We met this week with one of our new clients – a school of education – an excited group of faculty and administrators, working hard to finish the school year, and completely enthralled with their teaching mission and the work their students are creating. Besides having a good time sampling another part of the country, the trip was hugely useful for us. Every school we talk to is at some point along a continuum of looking for effective ways to assess student work (of all types). Whether the solution is eportfolios, Waypoint, custom-built databases, WeaveOnline, Bb Outcomes…there is a commonality here that is truly exciting. These assessment systems will answer, over the next few years, exactly what is going on inside curricula, where students are performing well, where they need help, and will root out inconsistencies and some of the massively incoherent events in a student’s life…bouncing from course to course, professor to professor, with expectations changing (to a student) with a gust of wind…

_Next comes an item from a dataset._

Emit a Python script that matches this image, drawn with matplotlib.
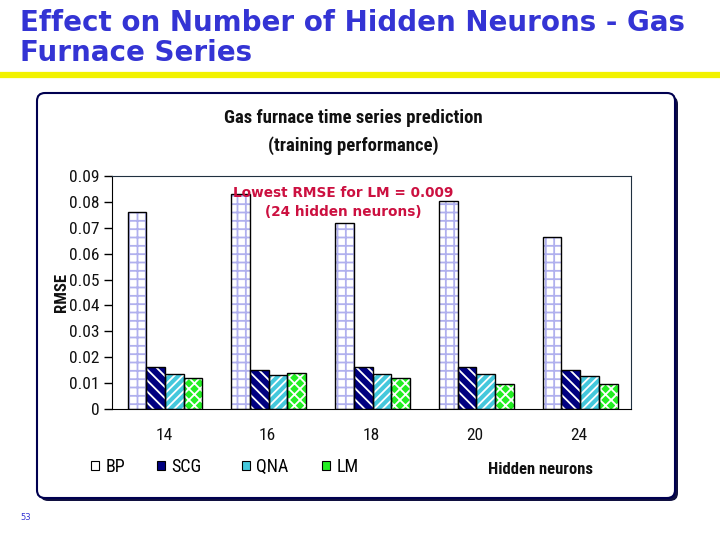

I also read with, great interest, about ‘Sloodle‘ – a matching of the Moodle LMS and Second Life (SL). I’ve had two conversations in the last month with people involved with virtual worlds (check out www.protonmedia.com to get a sampling), and the potential is clearly huge, especially when you consider that the average 18 year old has spent entire weeks of his/her life in virtual worlds – whether The Sims, Webkinz World, Quake, Rainbow Six etc. etc. But the ideas described in the Sloodle white paper seem impoverished to me. There’s a very good reason that a calendar appears in 2D. What’s the advantage to having it appear as a 3D calendar in a 3D world? How would it help students to be wandering on ‘an island’, no matter how beautifully rendered, with nothing to do but gather in virtual spaces and wait for flags to pop up letting them know of some LMS activity?

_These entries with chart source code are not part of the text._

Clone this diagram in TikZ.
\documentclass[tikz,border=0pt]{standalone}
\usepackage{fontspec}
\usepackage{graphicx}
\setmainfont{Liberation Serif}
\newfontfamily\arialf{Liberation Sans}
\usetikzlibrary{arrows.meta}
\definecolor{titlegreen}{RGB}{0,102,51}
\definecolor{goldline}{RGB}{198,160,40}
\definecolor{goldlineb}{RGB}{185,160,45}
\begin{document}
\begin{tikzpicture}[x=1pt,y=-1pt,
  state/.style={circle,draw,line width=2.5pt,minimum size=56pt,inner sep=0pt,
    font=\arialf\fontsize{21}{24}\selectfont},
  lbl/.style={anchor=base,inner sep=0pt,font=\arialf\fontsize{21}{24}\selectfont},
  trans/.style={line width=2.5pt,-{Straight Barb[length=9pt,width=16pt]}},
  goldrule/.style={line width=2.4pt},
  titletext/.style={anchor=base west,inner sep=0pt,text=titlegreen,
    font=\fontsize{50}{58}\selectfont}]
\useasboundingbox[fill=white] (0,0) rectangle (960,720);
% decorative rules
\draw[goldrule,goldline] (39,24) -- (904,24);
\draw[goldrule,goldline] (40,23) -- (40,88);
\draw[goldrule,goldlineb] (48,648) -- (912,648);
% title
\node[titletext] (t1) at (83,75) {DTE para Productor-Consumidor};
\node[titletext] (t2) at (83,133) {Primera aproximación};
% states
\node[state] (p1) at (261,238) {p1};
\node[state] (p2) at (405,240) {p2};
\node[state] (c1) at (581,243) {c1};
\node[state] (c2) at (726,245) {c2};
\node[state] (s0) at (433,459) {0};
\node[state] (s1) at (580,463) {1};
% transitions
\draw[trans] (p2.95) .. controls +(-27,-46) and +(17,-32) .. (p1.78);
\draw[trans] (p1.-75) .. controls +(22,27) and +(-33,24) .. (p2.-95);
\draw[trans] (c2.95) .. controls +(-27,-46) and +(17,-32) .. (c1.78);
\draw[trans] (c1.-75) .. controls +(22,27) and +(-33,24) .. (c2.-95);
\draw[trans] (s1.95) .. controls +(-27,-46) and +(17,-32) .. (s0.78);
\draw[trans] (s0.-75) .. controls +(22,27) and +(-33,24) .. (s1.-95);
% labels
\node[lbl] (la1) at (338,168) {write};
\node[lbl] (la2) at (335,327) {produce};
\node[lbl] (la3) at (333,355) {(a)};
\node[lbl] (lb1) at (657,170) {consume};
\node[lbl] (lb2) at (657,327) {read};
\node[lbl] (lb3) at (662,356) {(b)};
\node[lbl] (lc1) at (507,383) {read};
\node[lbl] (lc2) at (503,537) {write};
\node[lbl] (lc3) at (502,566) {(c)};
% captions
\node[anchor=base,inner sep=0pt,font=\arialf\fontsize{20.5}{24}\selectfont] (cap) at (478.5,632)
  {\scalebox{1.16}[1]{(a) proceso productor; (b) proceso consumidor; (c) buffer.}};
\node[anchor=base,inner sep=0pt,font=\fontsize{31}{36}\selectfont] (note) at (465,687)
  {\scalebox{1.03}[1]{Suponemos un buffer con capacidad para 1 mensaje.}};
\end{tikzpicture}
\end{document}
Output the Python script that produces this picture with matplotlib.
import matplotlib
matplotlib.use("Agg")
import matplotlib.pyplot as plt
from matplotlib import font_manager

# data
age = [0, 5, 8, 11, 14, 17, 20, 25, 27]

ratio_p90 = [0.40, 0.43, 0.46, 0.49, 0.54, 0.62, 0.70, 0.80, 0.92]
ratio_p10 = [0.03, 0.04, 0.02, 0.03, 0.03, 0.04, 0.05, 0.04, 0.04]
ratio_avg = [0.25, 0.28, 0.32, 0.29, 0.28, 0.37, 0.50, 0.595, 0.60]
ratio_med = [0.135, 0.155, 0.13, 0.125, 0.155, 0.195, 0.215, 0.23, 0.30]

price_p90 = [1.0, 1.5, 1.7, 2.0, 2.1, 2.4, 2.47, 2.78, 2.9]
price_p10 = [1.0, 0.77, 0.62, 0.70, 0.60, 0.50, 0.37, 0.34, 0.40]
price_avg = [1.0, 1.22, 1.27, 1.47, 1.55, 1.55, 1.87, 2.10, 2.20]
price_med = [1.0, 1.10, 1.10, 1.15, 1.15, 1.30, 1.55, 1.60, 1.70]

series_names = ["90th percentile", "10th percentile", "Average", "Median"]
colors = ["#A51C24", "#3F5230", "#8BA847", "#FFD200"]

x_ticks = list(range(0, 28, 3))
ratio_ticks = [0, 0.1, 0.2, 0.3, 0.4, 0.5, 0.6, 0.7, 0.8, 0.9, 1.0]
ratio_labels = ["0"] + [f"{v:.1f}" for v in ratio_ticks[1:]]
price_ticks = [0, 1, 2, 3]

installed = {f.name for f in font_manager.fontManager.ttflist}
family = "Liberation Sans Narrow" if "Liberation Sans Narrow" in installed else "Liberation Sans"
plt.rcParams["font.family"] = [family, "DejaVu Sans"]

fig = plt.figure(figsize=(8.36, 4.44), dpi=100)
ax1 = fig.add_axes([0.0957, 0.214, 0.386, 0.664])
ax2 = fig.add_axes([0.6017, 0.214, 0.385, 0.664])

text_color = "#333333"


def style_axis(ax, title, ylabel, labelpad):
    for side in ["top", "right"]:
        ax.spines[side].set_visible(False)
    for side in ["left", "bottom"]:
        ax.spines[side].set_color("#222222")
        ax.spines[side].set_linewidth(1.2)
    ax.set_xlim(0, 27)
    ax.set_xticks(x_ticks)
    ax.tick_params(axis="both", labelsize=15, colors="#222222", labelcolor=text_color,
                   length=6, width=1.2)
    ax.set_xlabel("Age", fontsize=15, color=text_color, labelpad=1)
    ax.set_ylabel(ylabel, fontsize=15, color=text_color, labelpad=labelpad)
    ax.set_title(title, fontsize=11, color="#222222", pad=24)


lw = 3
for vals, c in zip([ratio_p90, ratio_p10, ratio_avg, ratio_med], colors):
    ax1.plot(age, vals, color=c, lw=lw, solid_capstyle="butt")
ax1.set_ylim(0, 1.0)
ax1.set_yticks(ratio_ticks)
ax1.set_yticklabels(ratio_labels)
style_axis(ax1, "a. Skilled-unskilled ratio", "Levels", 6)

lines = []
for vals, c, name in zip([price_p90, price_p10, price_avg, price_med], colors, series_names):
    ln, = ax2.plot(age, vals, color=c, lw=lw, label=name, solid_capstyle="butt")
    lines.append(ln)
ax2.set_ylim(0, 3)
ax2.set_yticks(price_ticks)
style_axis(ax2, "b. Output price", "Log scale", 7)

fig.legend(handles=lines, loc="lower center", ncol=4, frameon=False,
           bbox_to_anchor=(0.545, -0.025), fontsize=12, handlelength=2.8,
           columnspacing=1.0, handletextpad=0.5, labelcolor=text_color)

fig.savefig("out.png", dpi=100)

The value here is building these worlds, exploring ideas, and seeing what we can collectively invent. The immediate potential is in much more resource-intensive (i.e. expensive) applications of the technology: advanced simulations. That’s where Proton Media comes in…mostly for corporate and military clients for now. But imagine being able to create a virtual Yoknapawtapha County, so that students reading Faulkner can visit, see, and interact with characters. Better, yet, scenerios where students can create compelling “what if” scenerios, program them with GUI tools, and make compelling arguments about literature with a simulation as evidence.

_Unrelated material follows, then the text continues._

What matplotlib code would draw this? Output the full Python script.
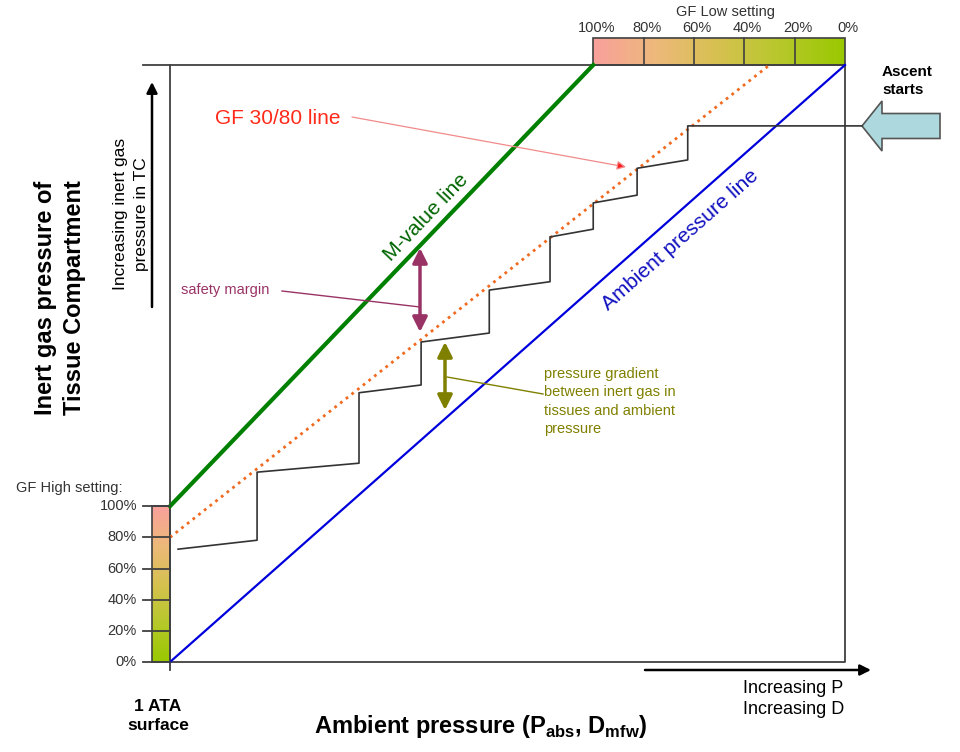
import numpy as np
import matplotlib.pyplot as plt
import matplotlib.patches as mpatches
from matplotlib.colors import LinearSegmentedColormap

# diagram units: x = ambient pressure (0 = surface, 1 = start of ascent),
# y = inert gas pressure in the tissue compartment (ambient line: y = x)
mvalue_surface = 0.261      # M-value at the surface
mvalue_top_p = 0.627        # ambient pressure where M-value line reaches y = 1
gf_low = 0.30
gf_high = 0.80
gf_steps = [0, 20, 40, 60, 80, 100]
gf_labels = ['0%', '20%', '40%', '60%', '80%', '100%']

# tissue pressure during the ascent with deco stops
tissue_p = [1.025, 0.767, 0.767, 0.692, 0.692, 0.627, 0.627, 0.563, 0.563,
            0.473, 0.473, 0.372, 0.372, 0.280, 0.280, 0.129, 0.129, 0.012]
tissue_y = [0.898, 0.898, 0.841, 0.827, 0.782, 0.769, 0.725, 0.712, 0.637,
            0.623, 0.551, 0.536, 0.464, 0.451, 0.333, 0.318, 0.204, 0.189]

W, H = 960, 752
BOX = (170, 65, 845, 662)   # left, top, right, bottom in pixels


def fx(x):
    return x / W


def fy(y):
    return 1 - y / H


def mvalue(p):
    return mvalue_surface + (1 - mvalue_surface) / mvalue_top_p * p


def main():
    plt.rcParams['font.family'] = ['Liberation Sans', 'DejaVu Sans']
    plt.rcParams['mathtext.fontset'] = 'custom'
    plt.rcParams['mathtext.rm'] = 'Liberation Sans'
    plt.rcParams['mathtext.bf'] = 'Liberation Sans:bold'

    fig = plt.figure(figsize=(W / 100, H / 100), dpi=100, facecolor='w')
    l, t, r, b = BOX
    ax = fig.add_axes([fx(l), fy(b), (r - l) / W, (b - t) / H])
    ax.set_axis_off()
    sx = 1 / (r - l)   # data units per pixel
    sy = 1 / (b - t)

    gf_cmap = LinearSegmentedColormap.from_list(
        'gf', ['#99c900', '#b6c82a', '#d6c150', '#edb97a', '#f9a09c'])
    edge = '#404040'

    # frame
    ax.plot([0, 0], [1, -8 * sy], color=edge, lw=1.3, clip_on=False)
    ax.plot([-27 * sx, 1], [1, 1], color=edge, lw=1.3, clip_on=False)
    ax.plot([0, 1, 1], [0, 0, 1], color=edge, lw=1.3, clip_on=False)

    # ambient pressure line
    ax.plot([0, 1], [0, 1], color='#0000dd', lw=1.6, clip_on=False)
    # M-value line
    ax.plot([0, mvalue_top_p], [mvalue(0), mvalue(mvalue_top_p)],
            color='#008000', lw=3, clip_on=False)
    # GF line
    gf_p = [0, 1 - gf_low * (1 - mvalue_top_p)]
    gf_y = [gf_high * mvalue(0), 1]
    ax.plot(gf_p, gf_y, color='#f06a20', lw=2, ls=(0, (1, 1.6)), clip_on=False)

    # tissue pressure staircase
    ax.plot(tissue_p, tissue_y, color='#333333', lw=1.2, clip_on=False)

    # GF High setting bar (left)
    bx0 = -18 * sx
    im = ax.imshow(np.linspace(0, 1, 256).reshape(-1, 1), cmap=gf_cmap,
                   origin='lower', aspect='auto',
                   extent=[bx0, 0, 0, mvalue(0)], zorder=1)
    im.set_clip_on(False)
    ax.add_patch(mpatches.Rectangle((bx0, 0), -bx0, mvalue(0), fill=False,
                                    ec=edge, lw=1.2, clip_on=False))
    for g, lab in zip(gf_steps, gf_labels):
        yy = g / 100 * mvalue(0)
        ax.plot([-27 * sx, 0], [yy, yy], color=edge, lw=1.3, clip_on=False)
        ax.text(-33 * sx, yy, lab, ha='right', va='center', fontsize=10.5,
                color='#333333')
    fig.text(fx(16), fy(488), 'GF High setting:', fontsize=10.5,
             color='#333333', va='center')

    # GF Low setting bar (top)
    bh = 27 * sy
    im2 = ax.imshow(np.linspace(1, 0, 256).reshape(1, -1), cmap=gf_cmap,
                    aspect='auto', extent=[mvalue_top_p, 1, 1, 1 + bh], zorder=1)
    im2.set_clip_on(False)
    ax.add_patch(mpatches.Rectangle((mvalue_top_p, 1), 1 - mvalue_top_p, bh,
                                    fill=False, ec=edge, lw=1.2, clip_on=False))
    for g, lab in zip(gf_steps, gf_labels):
        xx = 1 - g / 100 * (1 - mvalue_top_p)
        if 0 < g < 100:
            ax.plot([xx, xx], [1, 1 + bh], color=edge, lw=1.2, clip_on=False)
        ax.text(xx + 3 * sx, 1 + 37 * sy, lab, ha='center', va='center',
                fontsize=10.5, color='#333333')
    fig.text(fx(725), fy(12), 'GF Low setting', ha='center', va='center',
             fontsize=10.5, color='#333333')

    # ascent arrow
    ax.add_patch(mpatches.FancyArrow(
        (940 - l) * sx, (b - 126) * sy, -78 * sx, 0, width=25 * sy,
        head_width=50 * sy, head_length=20 * sx, length_includes_head=True,
        fc='#acd8de', ec='#555555', lw=1.2, clip_on=False))
    fig.text(fx(882), fy(81), 'Ascent\nstarts', fontsize=11, fontweight='bold',
             va='center', ha='left', linespacing=1.3)

    # line labels
    ang_amb = np.degrees(np.arctan2(b - t, r - l))
    ax.text((680 - l) * sx, (b - 240) * sy, 'Ambient pressure line',
            color='#1010c0', fontsize=15, rotation=ang_amb,
            rotation_mode='anchor', ha='center', va='center')
    ang_m = np.degrees(np.arctan2((mvalue(mvalue_top_p) - mvalue(0)) / sy,
                                  mvalue_top_p / sx))
    ax.text((426 - l) * sx, (b - 217) * sy, 'M-value line',
            color='#006400', fontsize=15, rotation=ang_m,
            rotation_mode='anchor', ha='center', va='center')

    # GF 30/80 label
    ax.text((215 - l) * sx, (b - 118) * sy, 'GF 30/80 line', color='#ff2a1a',
            fontsize=15, va='center', ha='left')
    ax.annotate('', xy=((626 - l) * sx, (b - 167) * sy),
                xytext=((352 - l) * sx, (b - 117) * sy),
                arrowprops=dict(arrowstyle='-|>', fc='#ff1a1a', ec='#f28a8a',
                                lw=0.9, mutation_scale=13, shrinkA=0, shrinkB=0),
                annotation_clip=False)

    # safety margin
    purple = '#993366'
    ax.annotate('', xy=((420 - l) * sx, (b - 248) * sy),
                xytext=((420 - l) * sx, (b - 332) * sy),
                arrowprops=dict(arrowstyle='<|-|>', color=purple, lw=2.5,
                                mutation_scale=22, shrinkA=0, shrinkB=0))
    ax.plot([(282 - l) * sx, (420 - l) * sx], [(b - 291) * sy, (b - 307) * sy],
            color=purple, lw=1)
    ax.text((181 - l) * sx, (b - 290) * sy, 'safety margin', color=purple,
            fontsize=10.5, va='center', ha='left')

    # pressure gradient
    olive = '#808000'
    ax.annotate('', xy=((445 - l) * sx, (b - 342) * sy),
                xytext=((445 - l) * sx, (b - 410) * sy),
                arrowprops=dict(arrowstyle='<|-|>', color=olive, lw=2.5,
                                mutation_scale=22, shrinkA=0, shrinkB=0))
    ax.plot([(447 - l) * sx, (543 - l) * sx], [(b - 377) * sy, (b - 394) * sy],
            color=olive, lw=1)
    ax.text((544 - l) * sx, (b - 367) * sy,
            'pressure gradient\nbetween inert gas in\ntissues and ambient\npressure',
            color=olive, fontsize=10.5, va='top', ha='left', linespacing=1.4)

    # axis arrows
    ax.annotate('', xy=((152 - l) * sx, (b - 82) * sy),
                xytext=((152 - l) * sx, (b - 307) * sy),
                arrowprops=dict(arrowstyle='-|>', color='k', lw=1.8,
                                mutation_scale=16, shrinkA=0, shrinkB=0),
                annotation_clip=False)
    ax.annotate('', xy=((871 - l) * sx, (b - 670) * sy),
                xytext=((645 - l) * sx, (b - 670) * sy),
                arrowprops=dict(arrowstyle='-|>', color='k', lw=1.8,
                                mutation_scale=16, shrinkA=0, shrinkB=0),
                annotation_clip=False)

    # axis texts
    fig.text(fx(60), fy(298), 'Inert gas pressure of\nTissue Compartment',
             rotation=90, fontsize=17, fontweight='bold', ha='center',
             va='center', linespacing=1.3)
    fig.text(fx(131), fy(214), 'Increasing inert gas\npressure in TC',
             rotation=90, fontsize=12.5, ha='center', va='center',
             linespacing=1.45)
    fig.text(fx(743), fy(699), 'Increasing P\nIncreasing D', fontsize=13,
             ha='left', va='center', linespacing=1.3)
    fig.text(fx(158), fy(716), '1 ATA\nsurface', fontsize=12.5,
             fontweight='bold', ha='center', va='center', linespacing=1.35)
    fig.text(fx(481), fy(727),
             r'Ambient pressure (P$_{\mathbf{abs}}$, D$_{\mathbf{mfw}}$)',
             fontsize=17, fontweight='bold', ha='center', va='center')

    ax.set_xlim(0, 1)
    ax.set_ylim(0, 1)
    plt.savefig('out.png', dpi=100, facecolor='w')


if __name__ == '__main__':
    main()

We’ll all have an easy way to experiment a bit with SL when Angel Learning open their island for general exploration.
As you can tell, I’m trying to engage with the technology. I remember all too well, circa 1987, saying “why would anyone need a hard drive” as I waited for my Macintosh Plus to boot up off a floppy. The largest underlying problem for me is the gigantic disparity between the techie teachers and IT professionals who see intrinsic value in e-learning tools of all kinds, and the vast majority of teachers who struggle to manage multiple windows in a browser, post discussion topics, and edit basic html. So while some are pushing for the latest $300 graphics card to optimize their virtual experience, most are barely using the technology we’ve already got.